INSTRUCTIONS TO FOLLOW —
The material below holds pictures; leave them out and reproduce exactly the lines from the one with "Recreate this image" through the one with "var clear = 'rgba(0,0,0,0)';", inclusive.

(Plotting code records)

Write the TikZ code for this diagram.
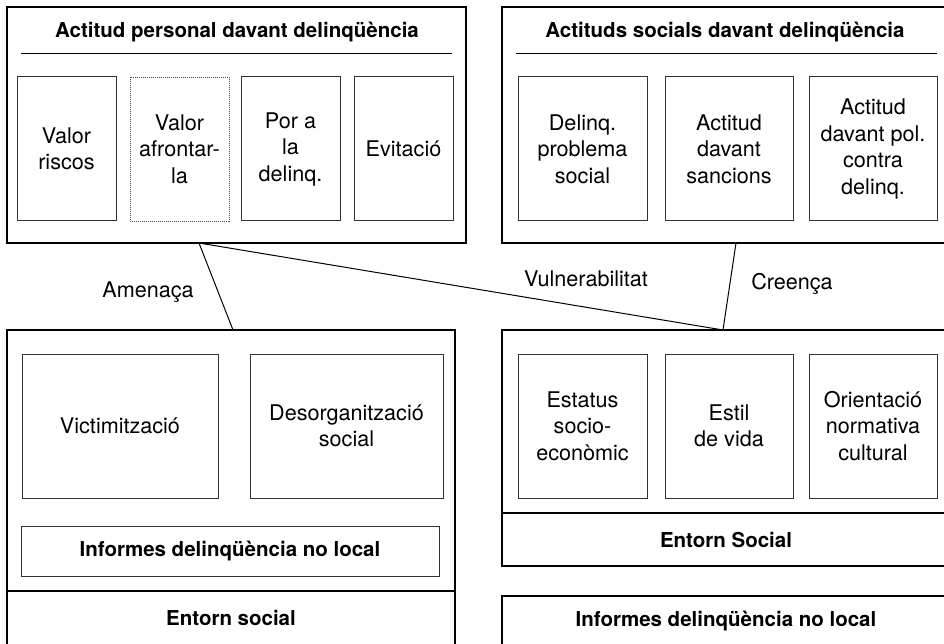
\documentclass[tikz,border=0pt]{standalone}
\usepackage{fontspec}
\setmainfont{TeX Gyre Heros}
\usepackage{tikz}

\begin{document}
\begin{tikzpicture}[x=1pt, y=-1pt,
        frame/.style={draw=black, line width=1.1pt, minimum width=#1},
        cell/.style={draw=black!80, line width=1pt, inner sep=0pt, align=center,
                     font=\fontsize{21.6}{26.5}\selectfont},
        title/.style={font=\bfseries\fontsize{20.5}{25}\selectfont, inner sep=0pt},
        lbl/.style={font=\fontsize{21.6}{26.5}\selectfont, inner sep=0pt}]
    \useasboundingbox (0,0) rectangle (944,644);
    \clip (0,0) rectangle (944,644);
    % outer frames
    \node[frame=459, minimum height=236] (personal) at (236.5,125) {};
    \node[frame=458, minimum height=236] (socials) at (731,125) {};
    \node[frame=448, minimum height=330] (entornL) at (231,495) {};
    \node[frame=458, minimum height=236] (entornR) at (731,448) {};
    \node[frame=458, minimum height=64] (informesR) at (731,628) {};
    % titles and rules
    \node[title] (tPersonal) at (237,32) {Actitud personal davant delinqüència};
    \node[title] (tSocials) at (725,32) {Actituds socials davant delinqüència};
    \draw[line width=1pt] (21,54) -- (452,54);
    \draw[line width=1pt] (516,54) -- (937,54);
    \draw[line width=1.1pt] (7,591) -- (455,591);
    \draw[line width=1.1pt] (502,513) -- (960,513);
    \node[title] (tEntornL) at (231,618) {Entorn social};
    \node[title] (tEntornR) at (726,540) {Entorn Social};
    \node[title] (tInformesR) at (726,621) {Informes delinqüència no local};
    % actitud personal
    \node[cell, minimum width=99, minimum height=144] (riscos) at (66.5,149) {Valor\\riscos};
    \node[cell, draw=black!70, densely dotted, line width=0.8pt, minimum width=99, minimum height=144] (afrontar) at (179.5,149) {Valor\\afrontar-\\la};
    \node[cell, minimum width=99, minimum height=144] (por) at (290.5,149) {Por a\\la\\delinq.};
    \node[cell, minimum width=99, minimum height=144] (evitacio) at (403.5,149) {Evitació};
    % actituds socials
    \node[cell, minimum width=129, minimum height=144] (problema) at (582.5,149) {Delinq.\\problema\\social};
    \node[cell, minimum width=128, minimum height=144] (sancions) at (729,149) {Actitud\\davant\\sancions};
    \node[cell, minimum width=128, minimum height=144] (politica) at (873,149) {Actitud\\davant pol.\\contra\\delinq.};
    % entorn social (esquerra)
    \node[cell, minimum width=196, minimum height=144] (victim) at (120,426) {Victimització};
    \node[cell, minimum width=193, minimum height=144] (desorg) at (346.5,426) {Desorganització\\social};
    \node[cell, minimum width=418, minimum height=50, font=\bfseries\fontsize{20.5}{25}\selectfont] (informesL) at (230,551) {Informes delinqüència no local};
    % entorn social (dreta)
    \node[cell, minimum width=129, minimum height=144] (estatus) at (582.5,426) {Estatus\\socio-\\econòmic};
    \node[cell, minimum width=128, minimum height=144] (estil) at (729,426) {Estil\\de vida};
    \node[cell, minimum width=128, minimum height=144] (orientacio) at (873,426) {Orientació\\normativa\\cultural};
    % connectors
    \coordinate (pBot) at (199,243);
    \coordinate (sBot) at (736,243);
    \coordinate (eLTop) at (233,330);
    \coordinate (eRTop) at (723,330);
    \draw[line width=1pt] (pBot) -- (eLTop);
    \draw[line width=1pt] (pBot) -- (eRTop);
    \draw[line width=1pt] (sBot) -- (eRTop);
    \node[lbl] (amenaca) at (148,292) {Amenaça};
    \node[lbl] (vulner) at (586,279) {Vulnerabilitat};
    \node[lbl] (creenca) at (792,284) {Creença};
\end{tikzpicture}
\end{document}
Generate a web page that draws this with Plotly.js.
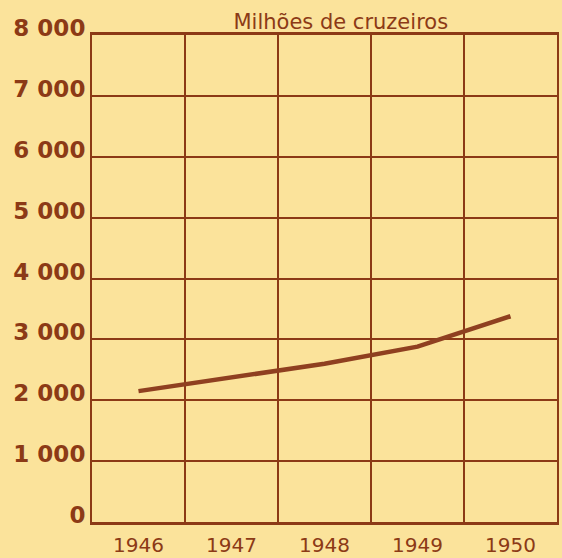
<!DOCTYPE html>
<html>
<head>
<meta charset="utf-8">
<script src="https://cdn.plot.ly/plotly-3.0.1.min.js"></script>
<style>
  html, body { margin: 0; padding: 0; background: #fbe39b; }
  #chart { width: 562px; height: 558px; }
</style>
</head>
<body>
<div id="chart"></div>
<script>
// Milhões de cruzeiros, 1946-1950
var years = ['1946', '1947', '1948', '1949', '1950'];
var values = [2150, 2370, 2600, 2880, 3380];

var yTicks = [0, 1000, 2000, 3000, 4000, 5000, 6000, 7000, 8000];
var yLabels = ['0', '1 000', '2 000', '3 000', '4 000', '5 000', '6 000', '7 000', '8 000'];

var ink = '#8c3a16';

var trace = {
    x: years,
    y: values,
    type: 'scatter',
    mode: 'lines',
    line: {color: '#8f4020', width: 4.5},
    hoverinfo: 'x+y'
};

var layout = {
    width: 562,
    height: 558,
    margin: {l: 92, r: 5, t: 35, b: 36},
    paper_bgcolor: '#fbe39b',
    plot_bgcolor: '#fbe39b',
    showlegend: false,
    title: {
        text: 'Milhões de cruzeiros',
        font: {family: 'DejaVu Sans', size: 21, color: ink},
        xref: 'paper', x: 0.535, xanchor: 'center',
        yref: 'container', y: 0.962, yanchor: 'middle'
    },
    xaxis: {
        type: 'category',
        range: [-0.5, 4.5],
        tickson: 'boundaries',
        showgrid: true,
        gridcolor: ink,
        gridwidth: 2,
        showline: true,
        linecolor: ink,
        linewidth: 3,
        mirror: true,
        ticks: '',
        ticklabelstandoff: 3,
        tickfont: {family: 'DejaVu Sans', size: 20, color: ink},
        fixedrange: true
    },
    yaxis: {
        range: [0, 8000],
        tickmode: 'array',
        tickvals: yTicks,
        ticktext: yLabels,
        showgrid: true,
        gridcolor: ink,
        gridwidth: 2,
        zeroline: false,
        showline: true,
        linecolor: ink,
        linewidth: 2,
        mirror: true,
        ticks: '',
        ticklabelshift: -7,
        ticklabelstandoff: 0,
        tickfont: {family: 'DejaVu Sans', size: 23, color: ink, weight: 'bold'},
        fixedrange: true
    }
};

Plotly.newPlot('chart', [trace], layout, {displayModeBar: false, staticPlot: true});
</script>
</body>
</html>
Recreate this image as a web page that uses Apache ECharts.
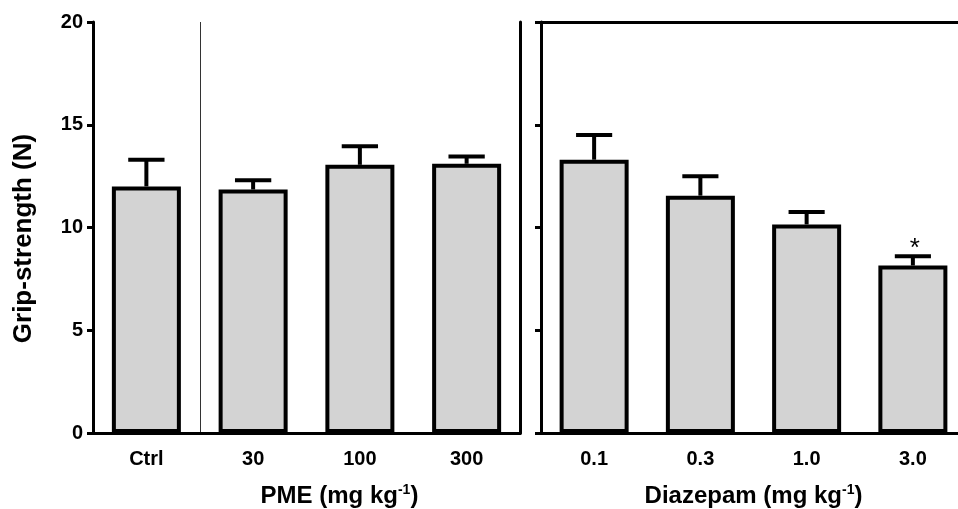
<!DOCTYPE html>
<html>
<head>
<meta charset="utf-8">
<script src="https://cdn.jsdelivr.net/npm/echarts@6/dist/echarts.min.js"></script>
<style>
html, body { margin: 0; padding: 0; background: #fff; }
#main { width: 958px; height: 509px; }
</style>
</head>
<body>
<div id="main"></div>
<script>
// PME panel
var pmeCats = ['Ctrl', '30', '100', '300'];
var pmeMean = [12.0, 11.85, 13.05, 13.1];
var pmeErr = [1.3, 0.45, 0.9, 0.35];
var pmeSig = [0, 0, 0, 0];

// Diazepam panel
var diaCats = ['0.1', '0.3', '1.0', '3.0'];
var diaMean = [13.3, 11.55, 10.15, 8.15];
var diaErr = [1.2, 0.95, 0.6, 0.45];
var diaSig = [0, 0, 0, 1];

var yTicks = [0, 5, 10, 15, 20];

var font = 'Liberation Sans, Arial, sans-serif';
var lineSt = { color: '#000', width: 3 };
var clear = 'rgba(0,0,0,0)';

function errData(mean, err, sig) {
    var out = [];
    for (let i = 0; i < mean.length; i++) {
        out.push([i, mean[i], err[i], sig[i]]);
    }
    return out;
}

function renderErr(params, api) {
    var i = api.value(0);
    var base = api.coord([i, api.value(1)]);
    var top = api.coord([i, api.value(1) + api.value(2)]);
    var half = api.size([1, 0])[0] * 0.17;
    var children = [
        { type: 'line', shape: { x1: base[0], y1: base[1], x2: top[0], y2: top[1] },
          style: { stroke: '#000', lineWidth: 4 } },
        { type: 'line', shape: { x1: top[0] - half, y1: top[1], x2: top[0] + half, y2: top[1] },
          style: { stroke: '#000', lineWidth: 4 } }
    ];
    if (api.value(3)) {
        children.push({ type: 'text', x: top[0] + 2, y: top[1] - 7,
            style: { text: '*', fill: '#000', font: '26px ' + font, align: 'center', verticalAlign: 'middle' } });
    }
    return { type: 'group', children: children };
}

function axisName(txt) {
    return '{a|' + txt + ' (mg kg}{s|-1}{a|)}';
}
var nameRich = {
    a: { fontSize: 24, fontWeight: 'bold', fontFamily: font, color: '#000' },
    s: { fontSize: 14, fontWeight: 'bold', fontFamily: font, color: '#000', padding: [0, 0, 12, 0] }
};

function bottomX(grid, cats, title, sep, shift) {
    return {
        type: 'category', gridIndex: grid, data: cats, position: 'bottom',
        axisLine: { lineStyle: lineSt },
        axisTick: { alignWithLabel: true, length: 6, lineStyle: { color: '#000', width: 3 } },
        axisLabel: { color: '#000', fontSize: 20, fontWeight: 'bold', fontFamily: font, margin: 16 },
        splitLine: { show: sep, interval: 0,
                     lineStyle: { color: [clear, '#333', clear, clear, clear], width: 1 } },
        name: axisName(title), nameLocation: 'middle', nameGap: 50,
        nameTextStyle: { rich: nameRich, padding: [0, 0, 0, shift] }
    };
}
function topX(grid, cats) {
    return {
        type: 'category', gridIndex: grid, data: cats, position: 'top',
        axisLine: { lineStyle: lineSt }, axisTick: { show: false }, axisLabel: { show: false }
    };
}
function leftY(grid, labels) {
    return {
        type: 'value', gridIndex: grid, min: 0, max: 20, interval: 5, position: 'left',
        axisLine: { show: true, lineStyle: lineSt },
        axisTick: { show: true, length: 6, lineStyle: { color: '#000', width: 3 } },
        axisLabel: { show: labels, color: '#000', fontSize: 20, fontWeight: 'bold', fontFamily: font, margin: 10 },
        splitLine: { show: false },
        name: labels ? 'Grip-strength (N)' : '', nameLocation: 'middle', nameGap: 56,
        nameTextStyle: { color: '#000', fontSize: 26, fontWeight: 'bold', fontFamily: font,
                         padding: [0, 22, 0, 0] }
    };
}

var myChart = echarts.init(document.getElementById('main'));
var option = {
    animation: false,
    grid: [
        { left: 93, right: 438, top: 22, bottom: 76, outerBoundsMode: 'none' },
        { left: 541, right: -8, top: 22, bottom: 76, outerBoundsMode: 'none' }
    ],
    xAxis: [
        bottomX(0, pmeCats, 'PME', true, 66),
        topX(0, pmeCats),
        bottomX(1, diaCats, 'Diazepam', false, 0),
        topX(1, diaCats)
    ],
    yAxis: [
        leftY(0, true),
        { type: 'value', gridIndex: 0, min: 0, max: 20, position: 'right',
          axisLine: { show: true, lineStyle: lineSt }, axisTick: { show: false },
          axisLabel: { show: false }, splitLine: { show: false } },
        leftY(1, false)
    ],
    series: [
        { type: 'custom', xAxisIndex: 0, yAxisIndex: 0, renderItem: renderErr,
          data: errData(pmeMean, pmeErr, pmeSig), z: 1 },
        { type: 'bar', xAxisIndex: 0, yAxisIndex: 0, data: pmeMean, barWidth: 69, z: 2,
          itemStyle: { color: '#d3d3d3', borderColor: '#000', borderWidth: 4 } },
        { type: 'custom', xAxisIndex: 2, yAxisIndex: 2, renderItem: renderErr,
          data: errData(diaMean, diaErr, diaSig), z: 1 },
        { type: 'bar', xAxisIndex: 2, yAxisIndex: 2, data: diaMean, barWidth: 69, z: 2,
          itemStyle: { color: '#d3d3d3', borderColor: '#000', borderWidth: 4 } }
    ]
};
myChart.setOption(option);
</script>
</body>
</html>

RESPONSE —
Recreate this image as a web page that uses Apache ECharts.
<!DOCTYPE html>
<html>
<head>
<meta charset="utf-8">
<script src="https://cdn.jsdelivr.net/npm/echarts@6/dist/echarts.min.js"></script>
<style>
html, body { margin: 0; padding: 0; background: #fff; }
#main { width: 958px; height: 509px; }
</style>
</head>
<body>
<div id="main"></div>
<script>
// PME panel
var pmeCats = ['Ctrl', '30', '100', '300'];
var pmeMean = [12.0, 11.85, 13.05, 13.1];
var pmeErr = [1.3, 0.45, 0.9, 0.35];
var pmeSig = [0, 0, 0, 0];

// Diazepam panel
var diaCats = ['0.1', '0.3', '1.0', '3.0'];
var diaMean = [13.3, 11.55, 10.15, 8.15];
var diaErr = [1.2, 0.95, 0.6, 0.45];
var diaSig = [0, 0, 0, 1];

var yTicks = [0, 5, 10, 15, 20];

var font = 'Liberation Sans, Arial, sans-serif';
var lineSt = { color: '#000', width: 3 };
var clear = 'rgba(0,0,0,0)';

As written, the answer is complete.